Halfway through, Lucie half-jokingly proposed starting an online fundraiser to help them get the money to buy citizenship in another country — that way they’d have a chance to travel.
“Thank you for thinking of us,” Yaman said. But for him and Saad, both still had family in Syria. As the young men in their families, even if money fell from the sky, they would send it back home first — to improve the lives of their family members. Money should go where it’s most needed.
“What does your future look like? If the war ends, would you want to go back?” I finally asked the question I’d been holding.

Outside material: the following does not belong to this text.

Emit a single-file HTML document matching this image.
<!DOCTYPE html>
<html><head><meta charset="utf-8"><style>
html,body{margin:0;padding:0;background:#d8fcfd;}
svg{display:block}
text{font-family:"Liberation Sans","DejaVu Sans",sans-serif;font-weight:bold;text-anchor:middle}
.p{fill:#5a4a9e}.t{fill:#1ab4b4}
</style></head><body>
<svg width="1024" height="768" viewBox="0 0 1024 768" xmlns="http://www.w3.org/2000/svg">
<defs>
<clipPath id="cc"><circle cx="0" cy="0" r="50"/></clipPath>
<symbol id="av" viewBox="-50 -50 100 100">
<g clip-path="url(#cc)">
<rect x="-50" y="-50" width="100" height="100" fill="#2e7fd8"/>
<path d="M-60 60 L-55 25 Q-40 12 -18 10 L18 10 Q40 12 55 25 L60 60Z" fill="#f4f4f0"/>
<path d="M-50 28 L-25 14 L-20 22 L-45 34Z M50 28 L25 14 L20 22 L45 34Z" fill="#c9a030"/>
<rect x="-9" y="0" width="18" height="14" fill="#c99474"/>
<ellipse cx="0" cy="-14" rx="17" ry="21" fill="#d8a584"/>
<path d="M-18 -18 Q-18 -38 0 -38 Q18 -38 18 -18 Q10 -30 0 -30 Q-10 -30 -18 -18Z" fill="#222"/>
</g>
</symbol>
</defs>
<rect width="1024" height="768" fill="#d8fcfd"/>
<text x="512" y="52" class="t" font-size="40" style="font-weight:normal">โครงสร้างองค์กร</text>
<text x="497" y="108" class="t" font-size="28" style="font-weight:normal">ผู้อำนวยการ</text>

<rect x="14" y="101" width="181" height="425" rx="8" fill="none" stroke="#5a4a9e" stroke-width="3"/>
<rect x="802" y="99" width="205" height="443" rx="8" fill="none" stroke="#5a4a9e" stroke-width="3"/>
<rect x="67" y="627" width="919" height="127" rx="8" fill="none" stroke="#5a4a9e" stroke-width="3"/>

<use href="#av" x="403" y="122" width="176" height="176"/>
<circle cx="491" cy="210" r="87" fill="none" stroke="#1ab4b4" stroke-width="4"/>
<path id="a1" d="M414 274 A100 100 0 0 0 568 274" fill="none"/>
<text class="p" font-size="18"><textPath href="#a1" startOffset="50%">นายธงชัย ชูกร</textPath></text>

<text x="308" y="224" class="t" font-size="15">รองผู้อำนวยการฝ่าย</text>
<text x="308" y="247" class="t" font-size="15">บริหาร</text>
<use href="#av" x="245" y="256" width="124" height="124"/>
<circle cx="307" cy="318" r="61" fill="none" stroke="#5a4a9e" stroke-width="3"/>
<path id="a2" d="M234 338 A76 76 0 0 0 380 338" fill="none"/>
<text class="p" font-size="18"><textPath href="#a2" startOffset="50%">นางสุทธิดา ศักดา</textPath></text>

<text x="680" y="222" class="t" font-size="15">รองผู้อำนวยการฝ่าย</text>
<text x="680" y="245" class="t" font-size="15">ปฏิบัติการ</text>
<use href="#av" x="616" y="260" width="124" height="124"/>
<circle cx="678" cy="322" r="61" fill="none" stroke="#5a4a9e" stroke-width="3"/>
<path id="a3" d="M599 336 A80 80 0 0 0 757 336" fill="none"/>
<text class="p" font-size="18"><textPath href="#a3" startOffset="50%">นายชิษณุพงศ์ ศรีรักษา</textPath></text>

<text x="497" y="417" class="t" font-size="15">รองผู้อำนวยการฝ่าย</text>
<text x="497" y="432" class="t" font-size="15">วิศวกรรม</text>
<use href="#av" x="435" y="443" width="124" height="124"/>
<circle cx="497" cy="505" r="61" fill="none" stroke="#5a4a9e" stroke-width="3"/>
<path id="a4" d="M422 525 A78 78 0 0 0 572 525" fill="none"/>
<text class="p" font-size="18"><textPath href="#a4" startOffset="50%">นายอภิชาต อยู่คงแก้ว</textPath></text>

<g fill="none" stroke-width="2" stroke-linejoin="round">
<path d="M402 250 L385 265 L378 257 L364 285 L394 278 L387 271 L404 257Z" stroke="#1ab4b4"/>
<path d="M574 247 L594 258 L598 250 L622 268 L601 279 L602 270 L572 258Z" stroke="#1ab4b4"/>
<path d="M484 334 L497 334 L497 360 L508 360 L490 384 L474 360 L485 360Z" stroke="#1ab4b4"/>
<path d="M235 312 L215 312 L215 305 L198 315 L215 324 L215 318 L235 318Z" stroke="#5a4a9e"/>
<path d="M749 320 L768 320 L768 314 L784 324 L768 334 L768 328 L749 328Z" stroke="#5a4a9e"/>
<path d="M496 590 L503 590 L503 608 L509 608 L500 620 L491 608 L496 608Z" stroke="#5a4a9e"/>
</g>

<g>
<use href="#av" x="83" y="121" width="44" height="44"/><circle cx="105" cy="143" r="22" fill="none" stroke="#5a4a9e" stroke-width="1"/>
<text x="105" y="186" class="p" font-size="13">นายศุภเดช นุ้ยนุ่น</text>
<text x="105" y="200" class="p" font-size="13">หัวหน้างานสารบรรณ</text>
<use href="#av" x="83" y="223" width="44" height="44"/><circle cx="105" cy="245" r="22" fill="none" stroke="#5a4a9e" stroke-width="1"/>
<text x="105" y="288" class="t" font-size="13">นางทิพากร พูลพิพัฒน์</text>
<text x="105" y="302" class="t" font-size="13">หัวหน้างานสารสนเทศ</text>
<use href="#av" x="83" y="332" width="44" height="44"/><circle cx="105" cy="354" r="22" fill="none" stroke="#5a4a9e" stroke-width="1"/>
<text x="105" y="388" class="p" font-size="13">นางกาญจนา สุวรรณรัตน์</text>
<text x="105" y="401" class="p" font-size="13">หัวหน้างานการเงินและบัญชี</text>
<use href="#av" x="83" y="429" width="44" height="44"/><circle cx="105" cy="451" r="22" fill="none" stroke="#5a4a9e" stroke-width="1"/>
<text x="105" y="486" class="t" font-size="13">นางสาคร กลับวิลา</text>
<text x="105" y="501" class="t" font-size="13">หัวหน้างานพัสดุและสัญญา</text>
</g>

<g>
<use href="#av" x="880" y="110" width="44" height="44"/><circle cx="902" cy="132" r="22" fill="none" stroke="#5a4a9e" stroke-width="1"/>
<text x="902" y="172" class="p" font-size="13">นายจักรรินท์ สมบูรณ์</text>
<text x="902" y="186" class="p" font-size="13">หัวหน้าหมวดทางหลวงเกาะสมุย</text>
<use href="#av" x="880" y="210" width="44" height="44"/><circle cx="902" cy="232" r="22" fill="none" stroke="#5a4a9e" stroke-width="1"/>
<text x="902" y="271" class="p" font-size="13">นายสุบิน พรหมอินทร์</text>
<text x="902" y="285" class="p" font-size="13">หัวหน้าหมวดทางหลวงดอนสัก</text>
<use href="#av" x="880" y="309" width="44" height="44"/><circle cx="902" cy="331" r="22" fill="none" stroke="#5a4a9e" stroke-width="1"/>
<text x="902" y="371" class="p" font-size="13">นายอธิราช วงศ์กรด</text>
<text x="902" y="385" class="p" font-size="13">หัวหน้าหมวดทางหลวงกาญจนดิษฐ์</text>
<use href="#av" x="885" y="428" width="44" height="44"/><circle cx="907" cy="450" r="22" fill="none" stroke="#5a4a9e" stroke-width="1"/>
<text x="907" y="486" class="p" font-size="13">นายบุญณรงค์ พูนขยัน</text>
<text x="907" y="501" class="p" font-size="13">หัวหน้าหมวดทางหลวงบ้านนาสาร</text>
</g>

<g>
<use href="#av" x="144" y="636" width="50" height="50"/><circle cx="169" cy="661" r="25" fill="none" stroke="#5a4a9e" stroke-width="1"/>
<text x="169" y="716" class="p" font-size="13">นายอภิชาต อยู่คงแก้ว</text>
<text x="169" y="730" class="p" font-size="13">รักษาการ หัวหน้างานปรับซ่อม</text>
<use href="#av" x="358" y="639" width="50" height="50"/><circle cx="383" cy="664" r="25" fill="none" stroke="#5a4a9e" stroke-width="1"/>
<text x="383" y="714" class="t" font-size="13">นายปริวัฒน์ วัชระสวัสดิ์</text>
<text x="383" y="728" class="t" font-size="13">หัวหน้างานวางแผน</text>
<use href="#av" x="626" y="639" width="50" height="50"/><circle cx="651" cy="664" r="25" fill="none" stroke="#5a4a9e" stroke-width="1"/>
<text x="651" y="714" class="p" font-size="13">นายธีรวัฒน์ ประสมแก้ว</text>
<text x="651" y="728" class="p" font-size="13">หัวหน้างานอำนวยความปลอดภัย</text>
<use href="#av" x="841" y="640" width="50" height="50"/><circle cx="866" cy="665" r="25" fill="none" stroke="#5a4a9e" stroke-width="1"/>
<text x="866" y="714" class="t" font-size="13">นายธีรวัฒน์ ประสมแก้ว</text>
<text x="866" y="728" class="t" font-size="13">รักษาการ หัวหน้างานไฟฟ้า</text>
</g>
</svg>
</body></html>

I’m not sure, when that day comes, whether I’d choose to leave or to stay. After living in Turkey this long, my career and my friends are here — I don’t know which choice would be better. But what I hope for most is that Syrian passports will be recognized by more countries someday, and that we can have a truly legal identity — one that no one can question.
But because we have to focus on the present, it’s hard to find time to think about the future.
I was only a short-term visitor — and yet I received such extraordinary generosity and warmth. I could only be overwhelmed. Yaman always said, laughing, that it’s just Arab hospitality: give you food, brew a pot of tea, share conversation as if we were family.
Living in a foreign land, they had built a home beyond their homeland, and kept opening the door to whoever came to stay.
In the end, who is the host and who is the guest? I still have no answer.